3 pemikiran pada “Belajar Dari Lia Eden, Cara Bikin Keyakinan”

  1. Selama system keyakinan seseorang bisa menjadi NYATA bagi dirinya, ada baiknya dibiarkan saja.
    yang penting tidak mengganggu system keyakinan orang lain.
    dan selamat mencipatakan system keyakinan masing masing.
    hahaha

    Balas
    • Sistem keyakinan itu sebuah konsep dalam memanfaatkan potensi pikiran. Bisa kearah lebih baik, bisa pula kearah lebih buruk. Selagi anda mempunyai pikiran anda berpotensi tenggelam dalam sistem keyakinan. Anda bisa tetap hidup dan merasa bahagia kendati dalam pengaruh sistem keyakinan. Banyak jalan spiritual juga memanfaatkan potensi ini untuk membangkit manusia..
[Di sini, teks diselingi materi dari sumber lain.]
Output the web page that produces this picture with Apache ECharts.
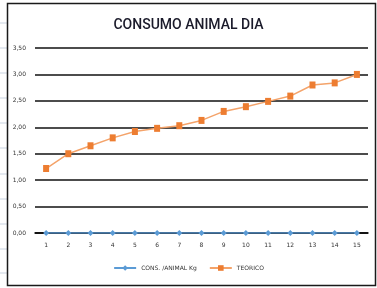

      Artikel lengkapnya, anda bisa baca disini; https://neurolism.web.id/tak-perlu-lepas-dari-sistem-keyakinan/

      Balas
  2. He he ..saya jadi tertawa terpingkal pangkal setelah menelaah artikel anda.embayangkan sistem kepercayaan yang selama ini saya anut, ternyata sudah terjelaskan pada tulisan di atas.